[Dataset rows]
○ ○ ○ ○

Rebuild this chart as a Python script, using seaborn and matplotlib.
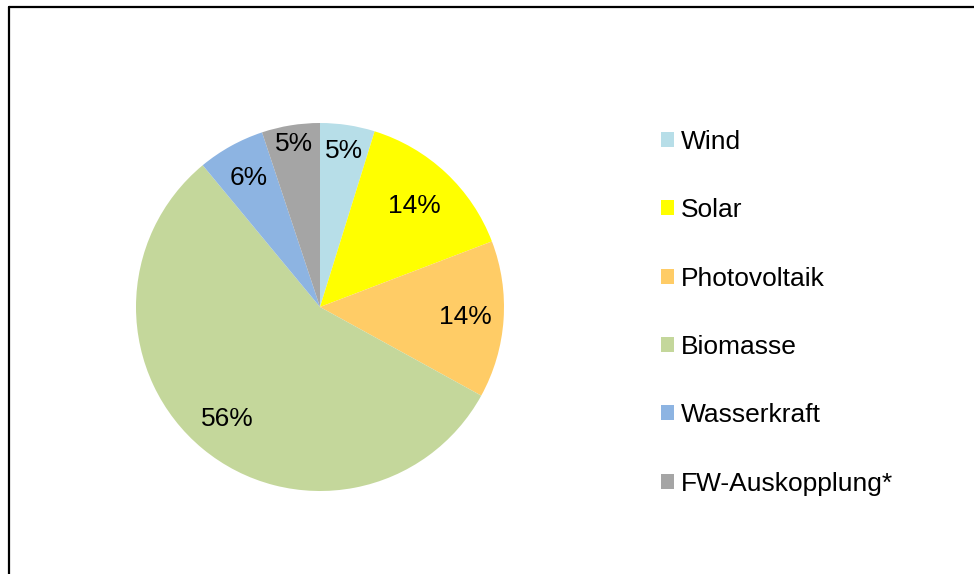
import matplotlib
matplotlib.use("Agg")
import matplotlib.pyplot as plt
import seaborn as sns
import numpy as np
from matplotlib.patches import Patch
from matplotlib.lines import Line2D

categories = ["Wind", "Solar", "Photovoltaik", "Biomasse", "Wasserkraft", "FW-Auskopplung*"]
values = [4.8, 14.4, 13.8, 56.0, 5.9, 5.1]
pct_labels = ["5%", "14%", "14%", "56%", "6%", "5%"]
colors = ["#B7DEE8", "#FFFF00", "#FFCC66", "#C4D79B", "#8DB4E2", "#A5A5A5"]
label_radius = [0.86, 0.75, 0.79, 0.79, 0.80, 0.90]

sns.set_theme(style="white")
plt.rcParams["font.family"] = ["Liberation Sans", "DejaVu Sans"]
plt.rcParams["text.color"] = "black"

W, H = 974, 574
fig = plt.figure(figsize=(W / 100, H / 100), dpi=100)
fig.patch.set_facecolor("white")

cx, cy, R = 320, 307, 184
ax = fig.add_axes([(cx - R) / W, (H - cy - R) / H, 2 * R / W, 2 * R / H])
wedges, _ = ax.pie(values, colors=colors, startangle=90, counterclock=False,
                   wedgeprops=dict(linewidth=0, edgecolor="white"))
ax.set_xlim(-1, 1)
ax.set_ylim(-1, 1)
ax.set_aspect("equal")

for w, lab, r in zip(wedges, pct_labels, label_radius):
    ang = np.deg2rad((w.theta1 + w.theta2) / 2)
    ax.text(r * np.cos(ang), r * np.sin(ang), lab, ha="center", va="center",
            fontsize=19, color="black")

handles = [Patch(facecolor=c, edgecolor="none") for c in colors]
leg = fig.legend(handles, categories, loc="upper left",
                 bbox_to_anchor=(661 / W, 1 - 130 / H), frameon=False,
                 fontsize=19, handlelength=0.5, handleheight=0.5,
                 handletextpad=0.27, labelspacing=1.68, borderpad=0, borderaxespad=0)
for t in leg.get_texts():
    t.set_color("black")

# outer frame (top and left lines)
fig.add_artist(Line2D([8.5 / W, 1.0], [1 - 7 / H, 1 - 7 / H], transform=fig.transFigure,
                      color="black", linewidth=1.6))
fig.add_artist(Line2D([8.5 / W, 8.5 / W], [0, 1 - 7 / H], transform=fig.transFigure,
                      color="black", linewidth=1.6))

fig.savefig("out.png", dpi=100, facecolor="white")
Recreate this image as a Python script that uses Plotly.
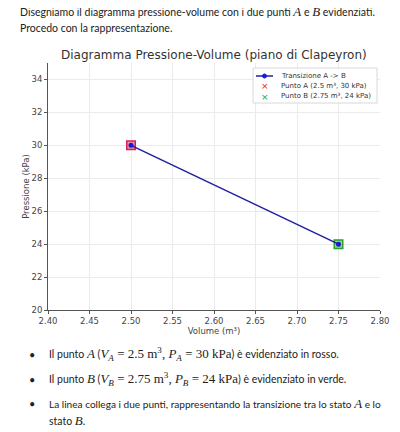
import plotly.graph_objects as go

# dati del diagramma
volumes = [2.5, 2.75]
pressures = [30, 24]
line_name = "Transizione A -> B"
point_names = ["Punto A (2.5 m³, 30 kPa)", "Punto B (2.75 m³, 24 kPa)"]
point_colors = ["#d62728", "#2ca02c"]
x_ticks = [2.40, 2.45, 2.50, 2.55, 2.60, 2.65, 2.70, 2.75, 2.80]
y_ticks = [20, 22, 24, 26, 28, 30, 32, 34]

# la pagina ha un margine di 8px: la figura parte da (8, 8)
OFF = 8
W, H = 400 - OFF, 432 - OFF
L, R, T, B = 48 - OFF, 20, 63 - OFF, 122
PW, PH = W - L - R, H - T - B


def px(x):
    return (x - OFF - L) / PW


def py(y):
    return (H - B - (y - OFF)) / PH


fig = go.Figure()

# quadrati sotto i punti
fig.add_trace(go.Scatter(
    x=volumes[:1], y=pressures[:1], mode="markers", showlegend=False,
    marker=dict(symbol="square", size=8.5, color="rgba(230,120,150,0.8)",
                line=dict(color="#d62050", width=1.5)),
))
fig.add_trace(go.Scatter(
    x=volumes[1:], y=pressures[1:], mode="markers", showlegend=False,
    marker=dict(symbol="square", size=8.5, color="rgba(120,200,120,0.8)",
                line=dict(color="#2ca02c", width=1.5)),
))

fig.add_trace(go.Scatter(
    x=volumes, y=pressures, mode="lines+markers", name=line_name, showlegend=False,
    line=dict(color="#2020a0", width=1.5),
    marker=dict(symbol="circle", size=5, color="#1a1ad0"),
))

tick_font = dict(family="DejaVu Sans", size=8.5, color="#444")
lab_font = dict(family="DejaVu Sans", size=8.5, color="#444")
fig.update_xaxes(
    range=[2.40, 2.80], tickvals=x_ticks, ticktext=[f"{t:.2f}" for t in x_ticks],
    showgrid=True, gridcolor="#ebebeb", gridwidth=1,
    showline=True, linecolor="#555", linewidth=1, zeroline=False,
    ticks="outside", ticklen=3, tickcolor="#555", tickfont=tick_font,
    title=dict(text="Volume (m³)", font=lab_font, standoff=1),
)
fig.update_yaxes(
    range=[20, 35], tickvals=y_ticks,
    showgrid=True, gridcolor="#ebebeb", gridwidth=1,
    showline=True, linecolor="#555", linewidth=1, zeroline=False,
    ticks="outside", ticklen=3, tickcolor="#555", tickfont=tick_font,
    title=dict(text="Pressione (kPa)", font=lab_font, standoff=0),
)

# legenda disegnata a mano (più compatta di quella di plotly)
fig.add_shape(type="rect", xref="paper", yref="paper",
              x0=px(253), x1=px(377), y0=py(103), y1=py(68),
              line=dict(color="#d8d8d8", width=1), fillcolor="rgba(255,255,255,0.9)")
fig.add_shape(type="line", xref="paper", yref="paper",
              x0=px(256), x1=px(273), y0=py(76), y1=py(76),
              line=dict(color="#2020a0", width=1.5))
fig.add_shape(type="circle", xref="paper", yref="paper",
              x0=px(262.5), x1=px(266.5), y0=py(78), y1=py(74),
              line=dict(color="#1a1ad0", width=1), fillcolor="#1a1ad0")
leg_font = dict(family="DejaVu Sans", size=7, color="#333")
labels = [line_name] + point_names
for i, lab in enumerate(labels):
    fig.add_annotation(x=px(279), y=py(76 + 10 * i), xref="paper", yref="paper",
                       text=lab, showarrow=False, xanchor="left", yanchor="middle",
                       font=leg_font)
for i, c in enumerate(point_colors):
    fig.add_annotation(x=px(264.5), y=py(86.5 + 10 * i), xref="paper", yref="paper",
                       text="×", showarrow=False, xanchor="center", yanchor="middle",
                       font=dict(family="DejaVu Sans", size=9, color=c))

serif_i = '<span style="font-family:Liberation Serif;font-style:italic;font-size:13px">'
serif = '<span style="font-family:Liberation Serif;font-size:13px">'

notes = [
    (18, 11, 10.5, "Disegniamo il diagramma pressione-volume con i due punti "
     + serif_i + "A</span> e " + serif_i + "B</span> evidenziati."),
    (18, 28, 10.5, "Procedo con la rappresentazione."),
    (47, 354, 10.5, "Il punto " + serif_i + "A</span> (" + serif_i + "V<sub>A</sub></span>"
     + serif + " = 2.5 m<sup>3</sup>, </span>" + serif_i + "P<sub>A</sub></span>"
     + serif + " = 30 kPa</span>) è evidenziato in rosso."),
    (47, 379, 10.5, "Il punto " + serif_i + "B</span> (" + serif_i + "V<sub>B</sub></span>"
     + serif + " = 2.75 m<sup>3</sup>, </span>" + serif_i + "P<sub>B</sub></span>"
     + serif + " = 24 kPa</span>) è evidenziato in verde."),
    (47, 403, 10.1, "La linea collega i due punti, rappresentando la transizione tra lo stato "
     + serif_i + "A</span> e lo"),
    (47, 420, 10.5, "stato " + serif_i + "B</span>."),
]
for x, y, s, t in notes:
    fig.add_annotation(x=px(x), y=py(y), xref="paper", yref="paper", text=t,
                       showarrow=False, xanchor="left", yanchor="middle",
                       font=dict(family="Lato", size=s, color="#222"))

for y in [354, 379, 403]:
    fig.add_annotation(x=px(32), y=py(y), xref="paper", yref="paper", text="•",
                       showarrow=False, xanchor="center", yanchor="middle",
                       font=dict(family="Lato", size=11, color="#222"))

fig.add_annotation(x=px(214), y=py(55), xref="paper", yref="paper",
                   text="Diagramma Pressione-Volume (piano di Clapeyron)",
                   showarrow=False, xanchor="center", yanchor="middle",
                   font=dict(family="DejaVu Sans", size=12, color="#333"))

fig.update_layout(
    width=W, height=H,
    margin=dict(l=L, r=R, t=T, b=B),
    paper_bgcolor="white", plot_bgcolor="white",
    showlegend=False,
)

fig.write_html("out.html")
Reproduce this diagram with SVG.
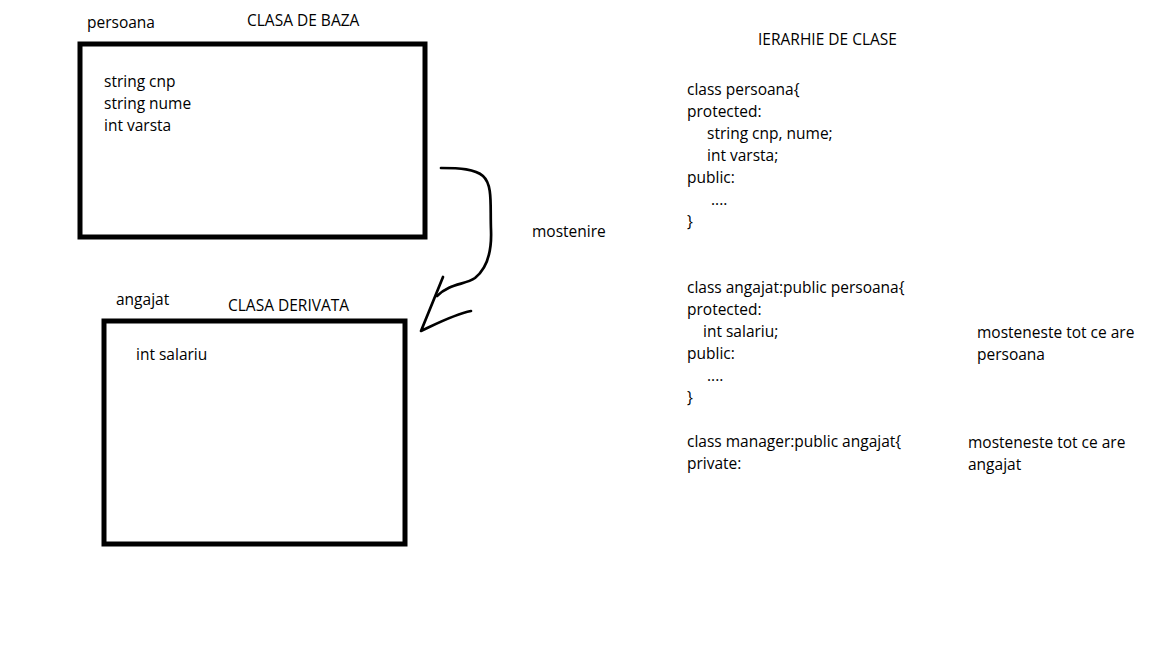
<svg xmlns="http://www.w3.org/2000/svg" width="1152" height="648" viewBox="0 0 1152 648">
<style>
text{font-family:"Open Sans","Liberation Sans",sans-serif;font-size:15.5px;fill:#000}
.box{fill:none;stroke:#000;stroke-width:5}
.pen{fill:none;stroke:#000;stroke-width:2.7;stroke-linecap:round;stroke-linejoin:round}
</style>
<rect width="1152" height="648" fill="#fff"/>
<g id="persoana">
<rect class="box" x="80" y="44" width="345" height="193"/>
<text x="87" y="28">persoana</text>
<text x="247" y="26">CLASA DE BAZA</text>
<text x="104" y="87">string cnp</text>
<text x="104" y="109">string nume</text>
<text x="104" y="131">int varsta</text>
</g>
<g id="angajat">
<rect class="box" x="104" y="321" width="301" height="223"/>
<text x="116" y="305">angajat</text>
<text x="228" y="311">CLASA DERIVATA</text>
<text x="136" y="360">int salariu</text>
</g>
<g id="connectors">
<path class="pen" d="M441,168 C460,168 475,169 483,176 C493,185 490,205 491,230 C492,255 485,270 475,278 C465,285 450,283 437,296"/>
<path class="pen" d="M443,277 L421,331 C438,323 455,314 471,311"/>
<text x="532" y="237">mostenire</text>
</g>
<g id="code">
<text x="758" y="45">IERARHIE DE CLASE</text>
<text x="687" y="95">class persoana{</text>
<text x="687" y="117">protected:</text>
<text x="707" y="139">string cnp, nume;</text>
<text x="707" y="161">int varsta;</text>
<text x="687" y="183">public:</text>
<text x="711" y="205">....</text>
<text x="687" y="227">}</text>
<text x="687" y="293">class angajat:public persoana{</text>
<text x="687" y="315">protected:</text>
<text x="703" y="337">int salariu;</text>
<text x="687" y="359">public:</text>
<text x="707" y="381">....</text>
<text x="687" y="403">}</text>
<text x="687" y="447">class manager:public angajat{</text>
<text x="687" y="469">private:</text>
</g>
<g id="notes">
<text x="977" y="338">mosteneste tot ce are</text>
<text x="977" y="360">persoana</text>
<text x="968" y="448">mosteneste tot ce are</text>
<text x="968" y="470">angajat</text>
</g>
</svg>
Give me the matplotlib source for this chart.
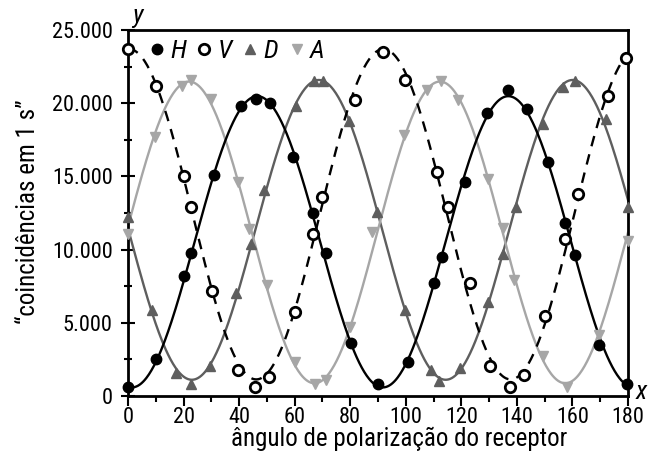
import numpy as np
import matplotlib
matplotlib.use("Agg")
import matplotlib.pyplot as plt
from matplotlib import font_manager as fm
from matplotlib.ticker import FuncFormatter, MultipleLocator
from matplotlib.lines import Line2D

names = {f.name for f in fm.fontManager.ttflist}
stretch = 'normal'
for cand in ['Roboto Condensed', 'Liberation Sans Narrow', 'DejaVu Sans']:
    if cand in names:
        fam = cand
        break
if fam == 'DejaVu Sans':
    stretch = 'condensed'
plt.rcParams['font.family'] = [fam, 'DejaVu Sans']
plt.rcParams['font.stretch'] = stretch

# data (angle in degrees, coincidences per second)
h_x = [0, 10, 20.2, 22.7, 31, 40.7, 46.1, 51.1, 59.3, 66.5, 71.2, 80.3, 89.9,
       100.9, 110, 113, 121.4, 129.4, 136.8, 143.6, 151.2, 157.3, 160.8, 169.6, 179.8]
h_y = [600, 2500, 8200, 9800, 15100, 19800, 20300, 20000, 16300, 12500, 9800, 3650, 800,
       2300, 7700, 9500, 14600, 19300, 20900, 19600, 16000, 11800, 9600, 3500, 800]

v_x = [0, 10, 20.2, 22.7, 30.1, 39.7, 45.8, 50.6, 60.1, 66.5, 70, 81.7, 91.9,
       99.7, 111.4, 115.1, 123.1, 130.3, 137.5, 142.7, 150.3, 157.5, 162.1, 172.7, 179.3]
v_y = [23700, 21200, 15000, 12900, 7200, 1780, 600, 1300, 5760, 11100, 13600, 20200, 23500,
       21600, 15300, 12900, 7700, 2050, 600, 1430, 5460, 10700, 13800, 20500, 23100]

d_x = [0, 8.5, 17.3, 22.6, 29.5, 39, 44.2, 49, 60.5, 67, 70.3, 79.7, 89.5,
       99.7, 109, 112, 119.5, 129.7, 135.1, 139.7, 149.5, 156.7, 160.9, 172, 180]
d_y = [12200, 5850, 1550, 800, 2050, 7060, 10400, 14100, 19800, 21500, 21500, 18800, 12600,
       5900, 1800, 1050, 1930, 6440, 9700, 12900, 18600, 21100, 21500, 18900, 12900]

a_x = [0, 9.7, 19.3, 22.6, 29.7, 39.7, 43.7, 49.9, 60.1, 67.3, 71.3, 79.9, 87.9,
       99.4, 107.5, 112.7, 118.9, 129.7, 134.9, 139.1, 149.5, 157.9, 169.6, 180]
a_y = [11100, 17700, 21200, 21600, 20300, 14600, 11400, 7600, 2350, 800, 1100, 4700, 11200,
       17800, 20900, 21500, 20200, 14800, 11450, 7900, 2700, 600, 4200, 10600]

x_ticks = [0, 20, 40, 60, 80, 100, 120, 140, 160, 180]
y_ticks = [0, 5000, 10000, 15000, 20000, 25000]


def fit_curve(x, y, xx):
    x = np.asarray(x, float); y = np.asarray(y, float)
    best = None
    for P in np.linspace(85, 95, 201):
        w = 2 * np.pi / P
        M = np.column_stack([np.ones_like(x), np.cos(w * x), np.sin(w * x)])
        coef, res, *_ = np.linalg.lstsq(M, y, rcond=None)
        r = np.sum((M @ coef - y) ** 2)
        if best is None or r < best[0]:
            best = (r, P, coef)
    _, P, coef = best
    w = 2 * np.pi / P
    return coef[0] + coef[1] * np.cos(w * xx) + coef[2] * np.sin(w * xx)


fig = plt.figure(figsize=(6.62, 4.68), dpi=100)
ax = fig.add_axes([0.1934, 0.1538, 0.7552, 0.7821])

xx = np.linspace(0, 180, 600)
c_h, c_v, c_d, c_a = 'black', 'black', '#5e5e5e', '#a6a6a6'
lw = 1.7
ax.plot(xx, fit_curve(d_x, d_y, xx), color=c_d, lw=lw, zorder=2)
ax.plot(xx, fit_curve(a_x, a_y, xx), color=c_a, lw=lw, zorder=2)
ax.plot(xx, fit_curve(h_x, h_y, xx), color=c_h, lw=lw, zorder=3)
ax.plot(xx, fit_curve(v_x, v_y, xx), color=c_v, lw=lw, ls=(0, (4.5, 3.5)), zorder=3)

ms = 7.5
ax.plot(d_x, d_y, ls='none', marker='^', ms=ms, color=c_d, zorder=4, clip_on=False)
ax.plot(a_x, a_y, ls='none', marker='v', ms=ms, color=c_a, zorder=4, clip_on=False)
ax.plot(h_x, h_y, ls='none', marker='o', ms=ms, color=c_h, zorder=5, clip_on=False)
ax.plot(v_x, v_y, ls='none', marker='o', ms=ms, mfc='white', mec='black', mew=2,
        zorder=5, clip_on=False)

ax.set_xlim(0, 180)
ax.set_ylim(0, 25000)
ax.set_xticks(x_ticks)
ax.set_yticks(y_ticks)
ax.xaxis.set_minor_locator(MultipleLocator(10))
ax.yaxis.set_minor_locator(MultipleLocator(2500))
ax.yaxis.set_major_formatter(FuncFormatter(lambda v, p: f"{int(v):,}".replace(',', '.')))
ax.tick_params(axis='both', which='both', labelsize=16, width=1.5, colors='black')
ax.tick_params(axis='x', which='major', direction='out', length=7, pad=1)
ax.tick_params(axis='x', which='minor', direction='out', length=4)
ax.tick_params(axis='y', which='major', direction='inout', length=10, pad=6)
ax.tick_params(axis='y', which='minor', direction='inout', length=6)
for s in ax.spines.values():
    s.set_linewidth(2)

ax.set_xlabel('ângulo de polarização do receptor', fontsize=18)
ax.xaxis.set_label_coords(0.542, -0.084)
ax.set_ylabel('“coincidências em 1 s”', fontsize=18)
ax.yaxis.set_label_coords(-0.176, 0.503)
ax.text(0.008, 1.005, 'y', transform=ax.transAxes, fontsize=19, style='italic',
        ha='left', va='bottom')
ax.text(1.015, 0.01, 'x', transform=ax.transAxes, fontsize=19, style='italic',
        ha='left', va='center')

handles = [
    Line2D([], [], ls='none', marker='o', ms=ms, color=c_h),
    Line2D([], [], ls='none', marker='o', ms=ms, mfc='white', mec='black', mew=2),
    Line2D([], [], ls='none', marker='^', ms=ms, color=c_d),
    Line2D([], [], ls='none', marker='v', ms=ms, color=c_a),
]
leg = ax.legend(handles, ['H', 'V', 'D', 'A'], loc='upper left', ncol=4, frameon=False,
                bbox_to_anchor=(0.002, 1.025), handlelength=0.7, handletextpad=0.15,
                columnspacing=0.35, borderpad=0.2, prop={'size': 19, 'style': 'italic'})

fig.savefig('out.png', dpi=100)
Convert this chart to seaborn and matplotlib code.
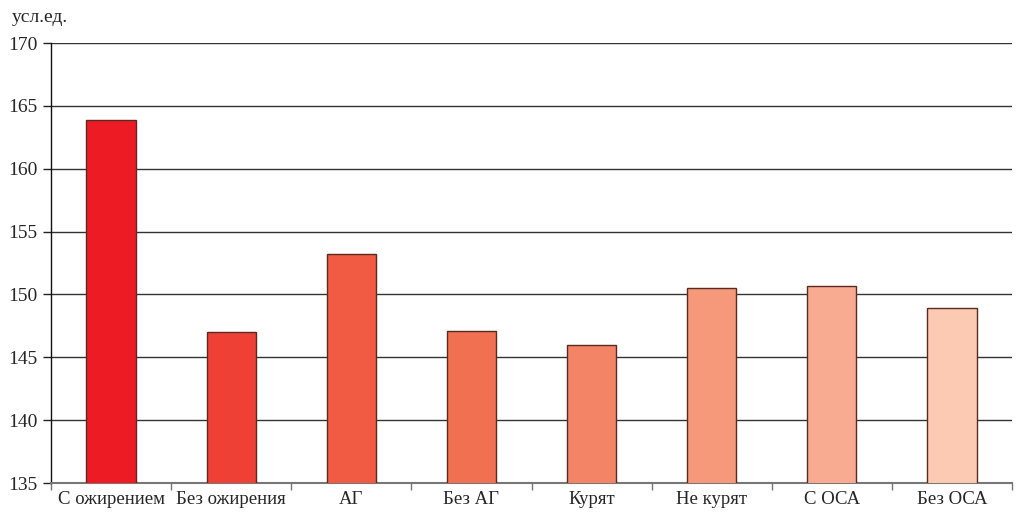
import matplotlib
matplotlib.use("Agg")
import matplotlib.pyplot as plt
import seaborn as sns
import pandas as pd

categories = ["С ожирением", "Без ожирения", "АГ", "Без АГ", "Курят", "Не курят", "С ОСА", "Без ОСА"]
values = [163.9, 147.0, 153.2, 147.1, 146.0, 150.5, 150.7, 148.9]
colors = ["#ED1C24", "#EE4034", "#F15A43", "#F27052", "#F38566", "#F6987A", "#F8AB91", "#FCC9B3"]
yticks = [135, 140, 145, 150, 155, 160, 165, 170]
unit_label = "усл.ед."

sns.set_style("white")
plt.rcParams["font.family"] = ["Liberation Serif", "DejaVu Serif"]

df = pd.DataFrame({"cat": categories, "val": values})

fig = plt.figure(figsize=(10.27, 5.17), dpi=100)
ax = fig.add_axes([51 / 1027, 34 / 517, (1012 - 51) / 1027, (483 - 43) / 517])

sns.barplot(data=df, x="cat", y="val", hue="cat", palette=colors, legend=False,
            saturation=1, width=0.41, edgecolor="#5a2a20", linewidth=1.0, ax=ax, zorder=3)

ax.set_ylim(135, 170)
ax.set_xlim(-0.5, len(categories) - 0.5)
ax.set_yticks(yticks)
ax.set_yticklabels([str(t) for t in yticks], fontsize=14)
ax.set_xticks(range(len(categories)))
ax.set_xticklabels(categories, fontsize=13.5)
ax.tick_params(axis="x", length=0, pad=6)
ax.tick_params(axis="y", length=6, width=1, color="#222222", direction="out", pad=4, left=True)
ax.set_xticks([i - 0.5 for i in range(len(categories) + 1)], minor=True)
ax.tick_params(axis="x", which="minor", length=5, width=1, color="#777777", direction="out", bottom=True)

ax.yaxis.grid(True, color="#333333", linewidth=1.0, zorder=0)
ax.xaxis.grid(False)
ax.set_axisbelow(True)
for s in ["top", "right"]:
    ax.spines[s].set_visible(False)
ax.spines["left"].set_color("#111111")
ax.spines["left"].set_linewidth(1.0)
ax.spines["bottom"].set_color("#777777")
ax.spines["bottom"].set_linewidth(1.5)
ax.set_xlabel("")
ax.set_ylabel("")

fig.text(12 / 1027, 1 - 17 / 517, unit_label, fontsize=14, va="center", ha="left")

fig.savefig("out.png", dpi=100)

○ ○ ○ ○

In the listing above, find the line containing "Convert this chart" and the line containing "linewidth=1.0, ax=ax, zorder=3)", then return both of them and every line between, exactly, without pictures.

Convert this chart to seaborn and matplotlib code.
import matplotlib
matplotlib.use("Agg")
import matplotlib.pyplot as plt
import seaborn as sns
import pandas as pd

categories = ["С ожирением", "Без ожирения", "АГ", "Без АГ", "Курят", "Не курят", "С ОСА", "Без ОСА"]
values = [163.9, 147.0, 153.2, 147.1, 146.0, 150.5, 150.7, 148.9]
colors = ["#ED1C24", "#EE4034", "#F15A43", "#F27052", "#F38566", "#F6987A", "#F8AB91", "#FCC9B3"]
yticks = [135, 140, 145, 150, 155, 160, 165, 170]
unit_label = "усл.ед."

sns.set_style("white")
plt.rcParams["font.family"] = ["Liberation Serif", "DejaVu Serif"]

df = pd.DataFrame({"cat": categories, "val": values})

fig = plt.figure(figsize=(10.27, 5.17), dpi=100)
ax = fig.add_axes([51 / 1027, 34 / 517, (1012 - 51) / 1027, (483 - 43) / 517])

sns.barplot(data=df, x="cat", y="val", hue="cat", palette=colors, legend=False,
            saturation=1, width=0.41, edgecolor="#5a2a20", linewidth=1.0, ax=ax, zorder=3)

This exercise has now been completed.